Detractors of disposable medical products contend that they create even more medical waste, which is either landfilled or burned in waste-to-energy incinerators, contributing significantly to greenhouse gas emissions.
Dr. Jason Marx, senior vice president of physician integration and value-based care at the University of Maryland Medical System, said hospitals generally conduct a “rigorous” cost-benefit analysis when deciding to use new instruments and medical equipment. Safety, patient outcomes and quality of care tend to win out over sustainability concerns, he said.
“Our primary concern always remains safety and quality of care of our patients,” Marx said. “All health care providers will do what’s best for the patients.”
Meanwhile, at the University of Maryland Medical Center, trials for single-use scopes, and scopes featuring disposable parts, are underway.
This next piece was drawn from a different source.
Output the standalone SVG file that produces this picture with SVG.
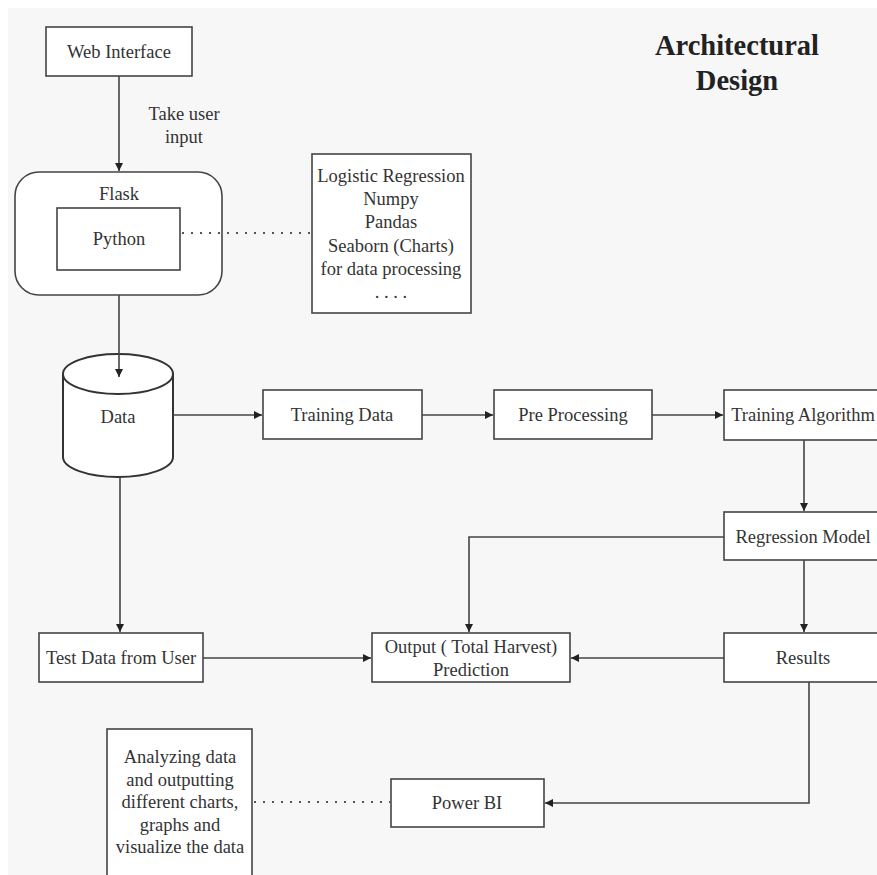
<svg xmlns="http://www.w3.org/2000/svg" width="877" height="875" viewBox="0 0 877 875">
<defs>
<marker id="arr" markerWidth="10" markerHeight="10" refX="9" refY="5" orient="auto" markerUnits="userSpaceOnUse">
<path d="M1,1 L9,5 L1,9 z" fill="#222"/>
</marker>
<style>
.box{fill:#fff;stroke:#444;stroke-width:1.6}
.t{font-family:"Liberation Serif","Times New Roman",Times,serif;font-size:18.5px;fill:#333;text-anchor:middle}
.title{font-family:"Liberation Serif","Times New Roman",Times,serif;font-size:28.5px;font-weight:bold;fill:#222;text-anchor:middle}
.c{fill:none;stroke:#444;stroke-width:1.6}
.dot{fill:none;stroke:#555;stroke-width:2;stroke-dasharray:2 7}
</style>
</defs>
<rect x="0" y="0" width="877" height="875" fill="#ffffff"/>
<rect x="8" y="8" width="869" height="867" fill="#f7f7f7"/>

<g id="title">
<text class="title" x="737" y="55">Architectural</text>
<text class="title" x="737" y="90">Design</text>
</g>

<g id="web-interface">
<rect class="box" x="46" y="27" width="146" height="49"/>
<text class="t" x="119" y="58">Web Interface</text>
</g>

<g id="take-user-input-label">
<text class="t" x="184" y="120">Take user</text>
<text class="t" x="184" y="143">input</text>
</g>

<g id="flask">
<rect class="box" x="15" y="172" width="207" height="123" rx="24" ry="24"/>
<text class="t" x="119" y="200">Flask</text>
</g>

<g id="python">
<rect class="box" x="57" y="208" width="123" height="62"/>
<text class="t" x="119" y="245">Python</text>
</g>

<g id="libraries">
<rect class="box" x="312" y="154" width="159" height="159"/>
<text class="t" x="391" y="182">Logistic Regression</text>
<text class="t" x="391" y="205">Numpy</text>
<text class="t" x="391" y="228">Pandas</text>
<text class="t" x="391" y="252">Seaborn (Charts)</text>
<text class="t" x="391" y="275">for data processing</text>
<text class="t" x="391" y="298">. . . .</text>
</g>

<g id="data">
<path d="M63,374 A55,20 0 0 1 173,374 V457 A55,20 0 0 1 63,457 Z" fill="#fff" stroke="#333" stroke-width="2"/>
<path d="M63,374 A55,20 0 0 0 173,374" fill="none" stroke="#333" stroke-width="2"/>
<text class="t" x="118" y="423">Data</text>
</g>

<g id="training-data">
<rect class="box" x="263" y="390" width="159" height="49"/>
<text class="t" x="342" y="421">Training Data</text>
</g>

<g id="pre-processing">
<rect class="box" x="494" y="390" width="158" height="49"/>
<text class="t" x="573" y="421">Pre Processing</text>
</g>

<g id="training-algorithm">
<rect class="box" x="724" y="390" width="158" height="50"/>
<text class="t" x="803" y="421">Training Algorithm</text>
</g>

<g id="regression-model">
<rect class="box" x="724" y="512" width="158" height="48"/>
<text class="t" x="803" y="543">Regression Model</text>
</g>

<g id="results">
<rect class="box" x="724" y="633" width="158" height="49"/>
<text class="t" x="803" y="664">Results</text>
</g>

<g id="output">
<rect class="box" x="372" y="633" width="198" height="49"/>
<text class="t" x="471" y="653">Output ( Total Harvest)</text>
<text class="t" x="471" y="676">Prediction</text>
</g>

<g id="test-data">
<rect class="box" x="39" y="633" width="164" height="49"/>
<text class="t" x="121" y="664">Test Data from User</text>
</g>

<g id="power-bi">
<rect class="box" x="391" y="779" width="153" height="48"/>
<text class="t" x="467" y="809">Power BI</text>
</g>

<g id="analyzing">
<rect class="box" x="107" y="729" width="145" height="152"/>
<text class="t" x="180" y="763">Analyzing data</text>
<text class="t" x="180" y="786">and outputting</text>
<text class="t" x="180" y="808">different charts,</text>
<text class="t" x="180" y="831">graphs and</text>
<text class="t" x="180" y="853">visualize the data</text>
</g>

<g id="connectors">
<line class="c" x1="119" y1="76" x2="119" y2="171" marker-end="url(#arr)"/>
<line class="c" x1="119" y1="295" x2="119" y2="377" marker-end="url(#arr)"/>
<line class="c" x1="173" y1="415" x2="262" y2="415" marker-end="url(#arr)"/>
<line class="c" x1="422" y1="415" x2="493" y2="415" marker-end="url(#arr)"/>
<line class="c" x1="652" y1="415" x2="723" y2="415" marker-end="url(#arr)"/>
<line class="c" x1="804" y1="440" x2="804" y2="511" marker-end="url(#arr)"/>
<path class="c" d="M724,537 H469 V632" marker-end="url(#arr)"/>
<line class="c" x1="804" y1="560" x2="804" y2="632" marker-end="url(#arr)"/>
<line class="c" x1="724" y1="658" x2="571" y2="658" marker-end="url(#arr)"/>
<line class="c" x1="120" y1="477" x2="120" y2="632" marker-end="url(#arr)"/>
<line class="c" x1="203" y1="658" x2="371" y2="658" marker-end="url(#arr)"/>
<path class="c" d="M809,682 V803 H545" marker-end="url(#arr)"/>
<line class="dot" x1="182" y1="233" x2="311" y2="233"/>
<line class="dot" x1="254" y1="802" x2="390" y2="802"/>
</g>
</svg>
Dr. Eric Goldberg, director of endoscopy at the medical center, said disposable scopes will make up a critical piece of medicine’s future, even post-pandemic. For now, he and other providers will have to gradually shift to new methods and let go of the reusable devices they have come to know well.
“Anytime there’s new technology, it takes a while to get used to,” Goldberg said. “It’s like garden work. You could use a bunch of different types of hoes and rakes, but there’s always going to be one that works best.”
This story has been updated to reflect that Ambu is a Danish company whose U.S. headquarters is located in Columbia.